For network devices with multiple queues, there is typically no
benefit to configuring both RPS and RSS, as RSS is configured to map a
CPU to each receive queue by default. However, RPS may still be
beneficial if there are fewer hardware queues than CPUs, and RPS is
configured to use CPUs in the same memory domain.
Below commands shows how to alter RPS values to distribute load across
multiple CPU cores. Optimal settings for the CPU mask depend on
architecture, network traffic, current CPU load, etc.
#There are only 2 queues present (1 rx queue and 1 tx queue)
[root@machine1 ~]# ls -l /sys/class/net/eth1/queues/
total 0
drwxr-xr-x 2 root root 0 Oct 14 19:00 rx-0
drwxr-xr-x 2 root root 0 Oct 15 00:15 tx-0
#Packet processing is done by single core CPU1
[root@machine1 ~]# cat /sys/class/net/eth1/queues/rx-0/rps_cpus
0001
#Distribute packet processing load to 15 CPU cores (CPU1-15) except CPU0
[root@machine1 ~]# echo fffe > /sys/class/net/eth1/queues/rx-0/rps_cpus
fffe
#Confirm output
[root@machine1 ~]# cat /sys/class/net/eth1/queues/rx-0/rps_cpus
fffe
Run following command to see output of how softirqs are being distributed across processors for receiving traffic.

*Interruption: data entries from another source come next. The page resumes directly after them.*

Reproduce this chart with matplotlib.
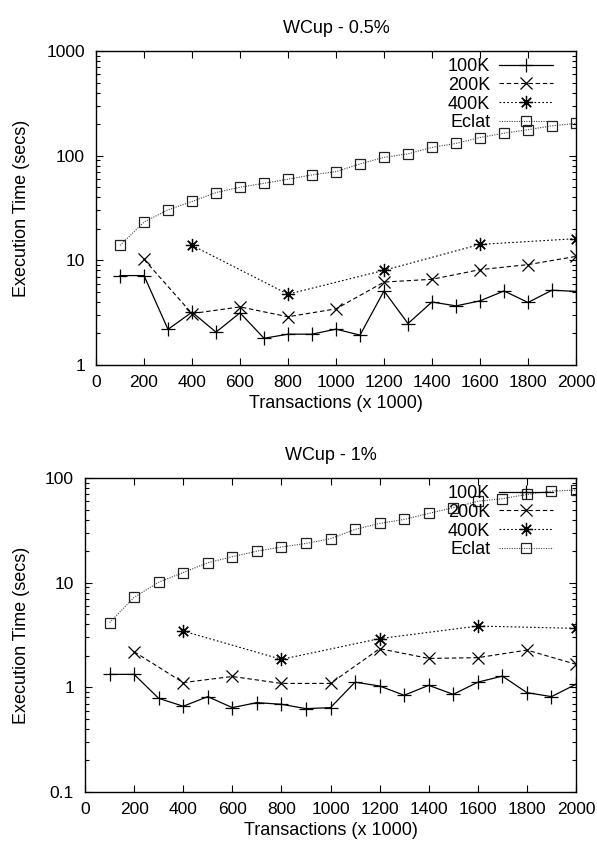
import matplotlib
matplotlib.use("Agg")
import matplotlib.pyplot as plt
from matplotlib.ticker import FixedLocator, FixedFormatter, LogLocator, NullFormatter

plt.rcParams['font.family'] = ['Liberation Sans', 'DejaVu Sans']
plt.rcParams['font.size'] = 13

# ---- data: WCup - 0.5% ----
x_all = [100, 200, 300, 400, 500, 600, 700, 800, 900, 1000,
         1100, 1200, 1300, 1400, 1500, 1600, 1700, 1800, 1900, 2000]
x_200 = [200, 400, 600, 800, 1000, 1200, 1400, 1600, 1800, 2000]
x_400 = [400, 800, 1200, 1600, 2000]

a_100k = [7.15, 7.15, 2.19, 3.2, 2.06, 3.15, 1.8, 1.97, 1.97, 2.2,
          1.93, 5.1, 2.49, 4.0, 3.67, 4.1, 5.1, 3.96, 5.18, 5.05]
a_200k = [10.2, 3.1, 3.59, 2.89, 3.44, 6.2, 6.59, 8.15, 9.1, 10.9]
a_400k = [13.9, 4.75, 8.03, 14.2, 16.1]
a_eclat = [13.9, 23.2, 30.4, 36.5, 44.4, 49.9, 54.5, 59.5, 65.5, 70.4,
           83.4, 96.4, 104, 120, 131, 149, 164, 177, 193, 203]

# ---- data: WCup - 1% ----
b_100k = [1.33, 1.33, 0.785, 0.66, 0.815, 0.64, 0.714, 0.689, 0.626, 0.64,
          1.12, 1.03, 0.84, 1.045, 0.857, 1.12, 1.28, 0.89, 0.815, 1.07]
b_200k = [2.19, 1.11, 1.27, 1.09, 1.09, 2.34, 1.89, 1.92, 2.27, 1.66]
b_400k = [3.45, 1.85, 2.92, 3.85, 3.66]
b_eclat = [4.15, 7.24, 10.1, 12.5, 15.5, 17.7, 20.0, 21.9, 23.7, 26.3,
           32.3, 36.8, 40.2, 45.9, 52, 60, 63.4, 69.7, 75, 76.6]

labels = ["100K", "200K", "400K", "Eclat"]
x_ticks = [0, 200, 400, 600, 800, 1000, 1200, 1400, 1600, 1800, 2000]
top_yticks = [1, 10, 100, 1000]
top_ylabels = ["1", "10", "100", "1000"]
bot_yticks = [0.1, 1, 10, 100]
bot_ylabels = ["0.1", "1", "10", "100"]

W, H = 597, 846
DPI = 100
fig = plt.figure(figsize=(W / DPI, H / DPI), dpi=DPI)

ast = (8, 2, 0)


def panel(rect, title, d100, d200, d400, dec, yticks, ylabels, ylim):
    ax = fig.add_axes(rect)
    ax.set_yscale('log')
    ax.plot(x_all, d100, color='black', lw=0.9, ls='-', marker='+',
            ms=10, mew=0.9, label=labels[0])
    ax.plot(x_200, d200, color='black', lw=0.8, ls=(0, (4, 2.5)), marker='x',
            ms=8, mew=0.9, label=labels[1])
    ax.plot(x_400, d400, color='black', lw=0.8, ls=(0, (1.5, 2)), marker=ast,
            ms=9.5, mew=0.9, label=labels[2])
    ax.plot(x_all, dec, color='#444444', lw=0.8, ls=(0, (1, 1.2)), marker='s',
            ms=7.5, mew=0.9, mfc='none', mec='#222222', label=labels[3])
    ax.set_xlim(0, 2000)
    ax.set_ylim(*ylim)
    ax.xaxis.set_major_locator(FixedLocator(x_ticks))
    ax.yaxis.set_major_locator(FixedLocator(yticks))
    ax.yaxis.set_major_formatter(FixedFormatter(ylabels))
    ax.yaxis.set_minor_locator(LogLocator(base=10, subs=range(2, 10)))
    ax.yaxis.set_minor_formatter(NullFormatter())
    ax.tick_params(which='both', direction='in', top=True, right=True,
                   labelsize=12.5, width=0.8)
    ax.tick_params(which='major', length=5)
    ax.tick_params(axis='x', which='major', pad=7)
    ax.tick_params(axis='y', which='major', pad=8)
    ax.tick_params(which='minor', length=3)
    for s in ax.spines.values():
        s.set_linewidth(1.0)
    ax.set_title(title, fontsize=13, pad=13)
    ax.set_xlabel("Transactions (x 1000)", fontsize=13, labelpad=4)
    ax.set_ylabel("Execution Time (secs)", fontsize=13)
    wpx = rect[2] * W
    lpx = rect[0] * W
    ax.yaxis.set_label_coords((30 - lpx) / wpx, 0.5)
    leg = ax.legend(loc='upper right', frameon=False, markerfirst=False,
                    bbox_to_anchor=(1 - 23 / wpx, 1 - 7 / (rect[3] * H)),
                    borderaxespad=0, borderpad=0, handlelength=3.0,
                    handletextpad=1.0, labelspacing=0.1, fontsize=13)
    fig.canvas.draw()
    r = fig.canvas.get_renderer()
    shift = max(t.get_window_extent(r).width for t in leg.get_texts()) * 72 / DPI
    for t in leg.get_texts():
        t.set_ha('right')
        t.set_position((shift - 21, 0))
    return ax


panel([96 / W, 1 - 365 / H, 480 / W, 314 / H], "WCup - 0.5%",
      a_100k, a_200k, a_400k, a_eclat, top_yticks, top_ylabels, (1, 1000))
panel([85 / W, 1 - 792 / H, 491 / W, 314 / H], "WCup - 1%",
      b_100k, b_200k, b_400k, b_eclat, bot_yticks, bot_ylabels, (0.1, 100))

fig.savefig("out.png", dpi=DPI)
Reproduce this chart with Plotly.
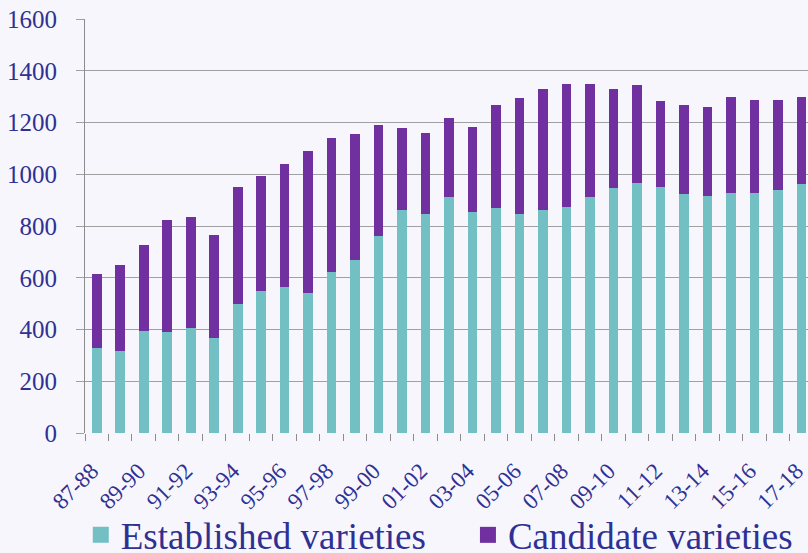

[root@machine1 ~]# watch -d "cat /proc/softirqs | grep NET_RX"
Packet Flow:
1) Packet arrival at NIC: NIC copies the data to socket buffer
through an onboard DMA controller, and raises a hardware interrupt. Some
NIC types also have a local memory which is mapped to host memory.
2) Copy data to socket buffer: Linux kernel maintains a pool of
socket buffers. The socket buffer is the structure used to address and
manage a packet over the entire time this packet is being processed in
the kernel. When NIC recieves data, it creates a socket buffer structure
and stores the payload data address in the variables of this structure.
At each layer of TCP/ IP stack, headers are appended to this payload.
The payload is copied only twice: once when it transits from the user
address space to the kernel address space, and a second time when the
packet data is passed to the network adapter.